The Barclays deal is well suited for people who have a small overdraft, but who do occasionally bust their limit. If you regularly keep a sizeable overdraft, steer clear – the APR is a pricey 17.9 per cent.

A more attractive alternative for the customer without an overdraft, who occasionally breaks through into the red, is to opt for Alliance & Leicester, who'll charge you just £5 a day if you go over your limit.

The ones to avoid here are Lloyds TSB, who will hit you with both fees and daily charges for busting your limit, and Abbey, who will hit you with both an overdraft request and unauthorised overdraft usage fee.

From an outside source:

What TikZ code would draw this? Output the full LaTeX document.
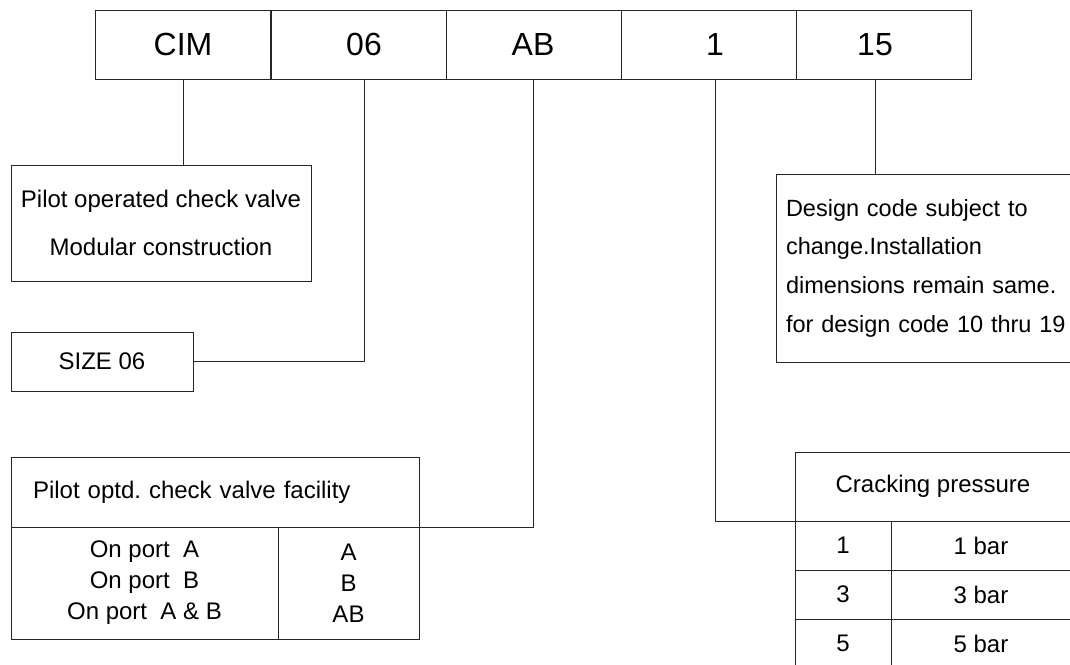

Our verdict: for those people who slip up once or twice a year, and like to keep a small authorised overdraft, Barclays now looks quite attractive. Or for those with no overdraft, but who regularly slip into the red, A&L is the bank that works out cheapest.

Before you switch

Once you think you've found the best bank for you, one last important consideration is how good the customer service is. Nationwide and First Direct regularly come out near the top, while the likes of Abbey and Barclays do not fare so well. Abbey is, however, in the middle of a switch to new systems and claims to be investing heavily in customer services.

Here at Save & Spend, we've received many letters of complaint about Alliance & Leicester recently. All too often, the financial providers with the best deals end up expanding too quickly – and it's there that customer service suffers.

Even First Direct came a cropper earlier this year, when it began offering a fixed-rate mortgage which was considerably cheaper than its competitors. In the end, it was forced to stop taking applications, as it couldn't handle the volume of enquiries. Many borrowers ended up waiting weeks for an application form, and walked away feeling disappointed by the bank's service levels.

Our verdict: building societies, such as Nationwide and Norwich & Peterborough, have one clear advantage over their competitors – they are mutual companies, and so are not subject to the pressure of shareholders, like the banks. This means they can afford to reinvest their profits within the business, to ensure their customers get better service and deals.